- 5 (2.1-ounce) chocolate-covered crispy peanut-buttery candy bars, frozen (we tested with Butterfinger)
- 2 (4-ounce) bars bittersweet chocolate, broken into pieces (we tested with Ghirardelli)
- 3 tablespoons whipping cream
- 3 tablespoons butter or margarine
- 1/2 teaspoon butter and nut flavoring
How to Make It
Break 2 candy bars into pieces. Process candy bar pieces in a food processor until finely crushed. Place on a shallow plate, and set aside. Chop remaining 3 candy bars.

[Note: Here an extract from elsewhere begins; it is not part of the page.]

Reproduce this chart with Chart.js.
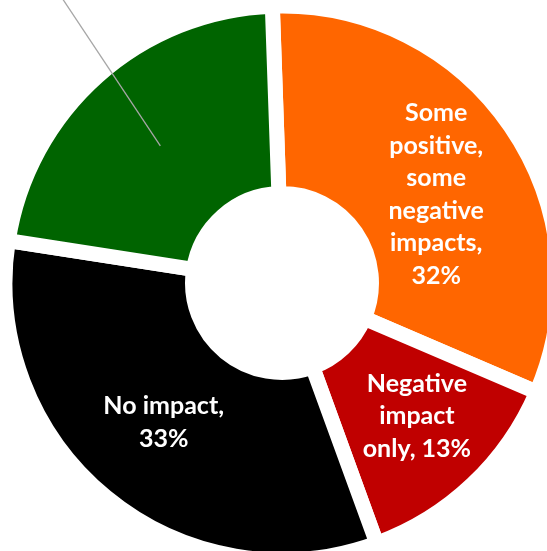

Place bittersweet chocolate in food processor bowl, and pulse until finely chopped. Combine whipping cream and butter in a 1-cup glass measure; microwave at HIGH 1 minute or until butter is melted and cream begins to boil. Pour hot cream mixture through food chute with processor running; process until mixture is smooth. Add butter and nut flavoring; process until blended. Transfer mixture to bowl; stir in chopped candy bars. Cover and chill 30 minutes.
Scoop chocolate truffle mixture into 1" balls. Roll in palms of hands to make smooth and uniform balls. Quickly roll in crushed candy bars. Store truffles in refrigerator up to one week. Let stand at room temperature before serving.